HighLifeChannel September 26, 2018

Ajewellery line inspired by Kundalini yoga conjures up images of beaded hemp bracelets or lucky-charm-adorned strings whose packaging declares ‘Keep Calm and Downward Dog’. But when you hear this particular Kundalini-inspired range was designed by Noor Fares, you know you’re in for something far more sophisticated.

The Lebanese-born jewellery designer is well established as one of the stars of London’s contemporary jewellery scene. Her collections combine kaleidoscopic colour with precise geometric motifs, always imbued with a mysticism that’s catnip to her glamorous band of globe-trotting devotees.
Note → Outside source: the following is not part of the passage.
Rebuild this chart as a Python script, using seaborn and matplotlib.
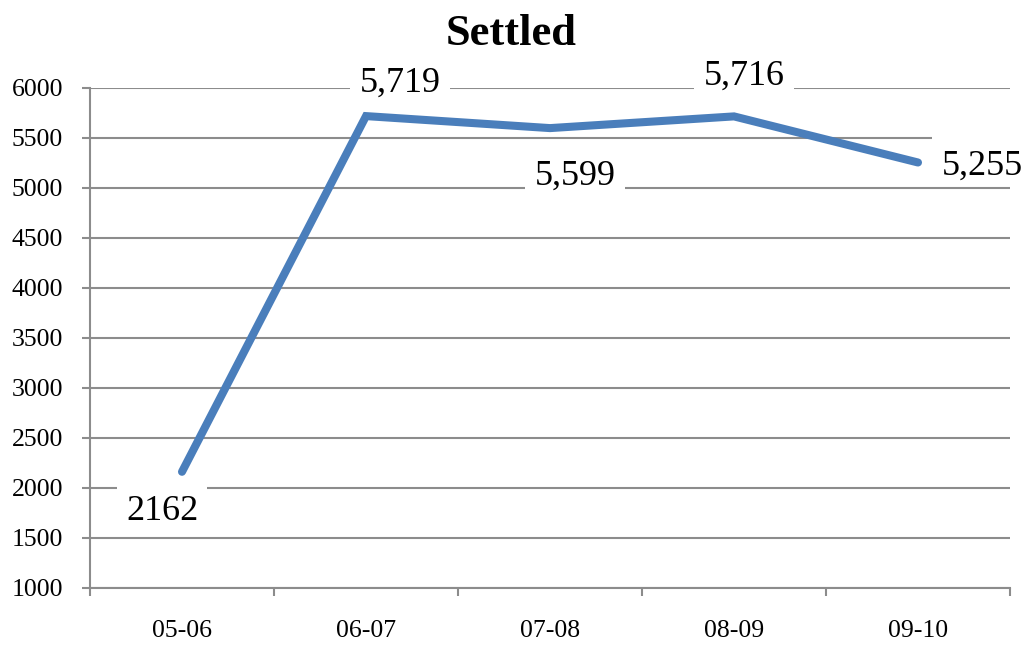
import matplotlib
matplotlib.use("Agg")
import matplotlib.pyplot as plt
import pandas as pd
import seaborn as sns
from matplotlib.path import Path
from matplotlib.ticker import FixedLocator, MultipleLocator

years = ["05-06", "06-07", "07-08", "08-09", "09-10"]
settled = [2162, 5719, 5599, 5716, 5255]
value_labels = ["2162", "5,719", "5,599", "5,716", "5,255"]
# label offsets in pixels (text centre / baseline relative to point)
label_offsets = [(-20, -48), (34, 24), (25, -57), (10, 32), (64, -12)]

LINE_COLOR = "#4a7ebb"
GRID_COLOR = "#8c8c8c"


def label_box(x0, y0, width, height, mutation_size):
    # white box behind data labels, more room above the digits than below
    px, top, bottom = 0.25 * mutation_size, 0.45 * mutation_size, -0.08 * mutation_size
    x1, y1 = x0 + width + px, y0 + height + top
    x0, y0 = x0 - px, y0 - bottom
    return Path([(x0, y0), (x1, y0), (x1, y1), (x0, y1), (x0, y0)], closed=True)


sns.set_style("white")
plt.rcParams["font.family"] = ["Liberation Serif", "DejaVu Serif"]
plt.rcParams["text.color"] = "black"
plt.rcParams["xtick.labelcolor"] = "black"
plt.rcParams["ytick.labelcolor"] = "black"

df = pd.DataFrame({"pos": range(len(years)), "Settled": settled})

fig = plt.figure(figsize=(10.31, 6.45), dpi=100)
ax = fig.add_axes([90 / 1031, 57 / 645, 920 / 1031, 500 / 645])

ax.yaxis.grid(True, color=GRID_COLOR, lw=1.5)
ax.set_axisbelow(True)

sns.lineplot(data=df, x="pos", y="Settled", ax=ax, color=LINE_COLOR,
             lw=5.8, solid_capstyle="round", solid_joinstyle="miter",
             zorder=2)

for i, (lab, (dx, dy)) in enumerate(zip(value_labels, label_offsets)):
    ax.annotate(lab, (i, settled[i]), textcoords="offset pixels",
                xytext=(dx, dy), ha="center", va="baseline", fontsize=26,
                zorder=4, bbox=dict(boxstyle=label_box, fc="white", ec="none"))

ax.set_xlim(-0.5, len(years) - 0.5)
ax.set_ylim(1000, 6000)
ax.yaxis.set_major_locator(MultipleLocator(500))
ax.set_xticks(range(len(years)))
ax.set_xticklabels(years)
ax.xaxis.set_minor_locator(FixedLocator([i - 0.5 for i in range(len(years) + 1)]))
ax.tick_params(axis="x", which="major", bottom=True, length=0, pad=23,
               labelsize=18.5)
ax.tick_params(axis="x", which="minor", bottom=True, length=6, width=1.5,
               color=GRID_COLOR, direction="out")
ax.tick_params(axis="y", left=True, length=6, width=1.5, color=GRID_COLOR,
               direction="out", pad=13.5, labelsize=18.5)
ax.set_xlabel("")
ax.set_ylabel("")

for side in ["top", "right"]:
    ax.spines[side].set_visible(False)
for side in ["left", "bottom"]:
    ax.spines[side].set_color(GRID_COLOR)
    ax.spines[side].set_linewidth(1.5)

fig.text(511 / 1031, (645 - 45) / 645, "Settled", ha="center",
         va="baseline", fontsize=32, fontweight="bold")

fig.savefig("out.png", dpi=100)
Past ranges have delved into Indian cosmology and the healing power of crystals, and her latest range, Prana, takes its name from the Sanskrit word for ‘life force’.
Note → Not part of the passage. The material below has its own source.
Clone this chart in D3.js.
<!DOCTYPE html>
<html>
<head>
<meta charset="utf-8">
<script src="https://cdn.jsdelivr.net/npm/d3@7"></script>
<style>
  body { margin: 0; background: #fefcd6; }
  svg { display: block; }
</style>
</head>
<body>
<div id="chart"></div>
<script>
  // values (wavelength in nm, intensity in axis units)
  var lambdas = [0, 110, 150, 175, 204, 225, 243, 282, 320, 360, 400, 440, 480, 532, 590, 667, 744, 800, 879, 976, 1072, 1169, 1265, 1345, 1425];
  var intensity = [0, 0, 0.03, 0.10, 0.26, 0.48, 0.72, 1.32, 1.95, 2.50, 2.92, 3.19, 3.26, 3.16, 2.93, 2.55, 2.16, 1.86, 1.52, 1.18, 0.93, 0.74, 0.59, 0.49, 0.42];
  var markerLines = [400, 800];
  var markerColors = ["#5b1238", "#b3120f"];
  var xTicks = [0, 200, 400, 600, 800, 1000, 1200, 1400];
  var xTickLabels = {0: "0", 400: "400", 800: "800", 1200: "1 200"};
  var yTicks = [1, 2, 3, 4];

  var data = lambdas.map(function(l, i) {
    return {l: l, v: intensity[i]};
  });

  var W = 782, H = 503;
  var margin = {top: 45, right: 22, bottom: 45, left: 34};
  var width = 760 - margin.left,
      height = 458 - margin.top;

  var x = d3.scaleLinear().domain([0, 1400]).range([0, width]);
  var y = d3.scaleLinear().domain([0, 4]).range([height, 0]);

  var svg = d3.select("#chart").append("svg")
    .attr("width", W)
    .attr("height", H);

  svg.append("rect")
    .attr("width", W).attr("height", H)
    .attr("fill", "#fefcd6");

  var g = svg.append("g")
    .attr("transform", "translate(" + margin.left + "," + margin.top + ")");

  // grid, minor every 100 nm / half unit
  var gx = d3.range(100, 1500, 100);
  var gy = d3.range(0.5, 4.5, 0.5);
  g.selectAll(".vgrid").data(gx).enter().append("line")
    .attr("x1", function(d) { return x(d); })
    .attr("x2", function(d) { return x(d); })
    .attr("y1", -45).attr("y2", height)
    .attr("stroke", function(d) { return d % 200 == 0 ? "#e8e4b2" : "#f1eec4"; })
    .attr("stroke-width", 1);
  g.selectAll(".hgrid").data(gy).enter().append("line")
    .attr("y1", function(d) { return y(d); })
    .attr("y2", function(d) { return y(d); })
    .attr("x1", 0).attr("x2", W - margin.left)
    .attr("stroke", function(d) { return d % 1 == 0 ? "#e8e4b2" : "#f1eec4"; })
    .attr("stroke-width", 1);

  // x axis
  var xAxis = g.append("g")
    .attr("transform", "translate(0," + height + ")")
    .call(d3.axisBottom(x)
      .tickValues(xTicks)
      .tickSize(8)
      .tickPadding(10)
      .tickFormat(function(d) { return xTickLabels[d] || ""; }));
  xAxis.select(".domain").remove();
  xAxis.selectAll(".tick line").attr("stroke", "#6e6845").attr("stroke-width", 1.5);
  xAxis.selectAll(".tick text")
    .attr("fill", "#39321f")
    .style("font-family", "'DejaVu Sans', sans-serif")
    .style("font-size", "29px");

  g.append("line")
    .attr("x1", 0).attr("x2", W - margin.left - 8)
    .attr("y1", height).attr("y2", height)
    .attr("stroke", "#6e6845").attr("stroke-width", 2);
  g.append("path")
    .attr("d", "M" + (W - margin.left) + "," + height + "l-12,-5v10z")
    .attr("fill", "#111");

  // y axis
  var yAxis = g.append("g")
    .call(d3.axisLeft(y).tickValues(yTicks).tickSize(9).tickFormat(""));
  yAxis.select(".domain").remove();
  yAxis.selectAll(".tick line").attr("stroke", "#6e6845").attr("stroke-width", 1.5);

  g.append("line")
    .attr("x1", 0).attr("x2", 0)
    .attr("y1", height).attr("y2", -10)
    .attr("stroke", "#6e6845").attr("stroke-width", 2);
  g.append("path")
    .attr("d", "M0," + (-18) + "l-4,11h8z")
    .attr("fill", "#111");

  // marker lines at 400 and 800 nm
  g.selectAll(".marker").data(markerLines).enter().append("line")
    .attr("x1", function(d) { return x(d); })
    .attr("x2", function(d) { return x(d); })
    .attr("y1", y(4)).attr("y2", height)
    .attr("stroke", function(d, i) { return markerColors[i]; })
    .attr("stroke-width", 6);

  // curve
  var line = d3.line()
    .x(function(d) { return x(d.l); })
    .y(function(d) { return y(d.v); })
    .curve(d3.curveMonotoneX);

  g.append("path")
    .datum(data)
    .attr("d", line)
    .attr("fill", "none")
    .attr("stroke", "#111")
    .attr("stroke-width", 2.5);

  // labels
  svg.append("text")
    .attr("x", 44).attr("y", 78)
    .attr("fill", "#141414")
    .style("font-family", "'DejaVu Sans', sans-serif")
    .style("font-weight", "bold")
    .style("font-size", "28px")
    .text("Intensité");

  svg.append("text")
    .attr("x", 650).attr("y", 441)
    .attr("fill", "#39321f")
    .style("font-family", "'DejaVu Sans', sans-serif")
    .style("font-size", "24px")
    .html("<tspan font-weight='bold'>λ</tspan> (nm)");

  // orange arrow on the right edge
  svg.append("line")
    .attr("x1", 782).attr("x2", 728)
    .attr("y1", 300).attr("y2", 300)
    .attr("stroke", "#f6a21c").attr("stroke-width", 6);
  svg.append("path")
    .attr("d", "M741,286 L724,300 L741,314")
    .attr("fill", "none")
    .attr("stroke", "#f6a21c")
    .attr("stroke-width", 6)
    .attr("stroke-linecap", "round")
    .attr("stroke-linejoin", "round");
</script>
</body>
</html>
“I started practising Kundalini yoga five years ago, where I was introduced to the chakras on a deeper level,” says Fares. “I have always been fascinated by the precious allure of gemstones and their healing properties so working with the chakra stones felt like a natural transition.”

Seven suites, each linked to one of the body’s seven chakras through which prana flows, see ancient symbols translated into modern jewels that are as easy to wear as they are painstakingly researched.

Gorgeously chubby hearts pulsate with the otherworldly energy of opal, which glows within carved rose quartz, trimmed with diamonds or a rainbow of sapphires. In one version of the Anahata pendant the opal is housed within moose antler – one of the weird and wonderful materials sourced by the designer on her trips to far-flung gem fairs.

Fares layers and combines materials to mesmerising effect. Each suite champions the gemstone believed to balance the energy within its chakra – amethyst for the Crown (Sahasrara), carnelian for the Sacral (Svadhisthana), smoky quartz for the Root (Muladahara) – then trims them with enamel, polished gold accents or a carefully considered ombré of sapphires.

In the Muladhara pendant, wafer-thin slices of ruby and mother-of-pearl are layered together underneath a magnifying dome of rock-crystal to amplify the iridescence of this entirely new gemstone hue: a technique that took considerable trial and error. “I wanted to create a bespoke stone with its own colour, shimmer and aura,” Fares explains.

While these voluptuous pieces are a step away from the sharp lines of Fares’ past designs, the Central Saint Martins alumnus shows she still has a way with geometry. A latticework of intersecting hand-engraved lines criss-crosses the cabochon amethysts used in the Sahasrara suite, while pendants feature symmetrical symbols rendered in precise goldwork on their reverse.

Fares’ fascination with the talismanic nature of jewellery is matched only by her dedication to flawlessly realised craftsmanship. Namaste to that.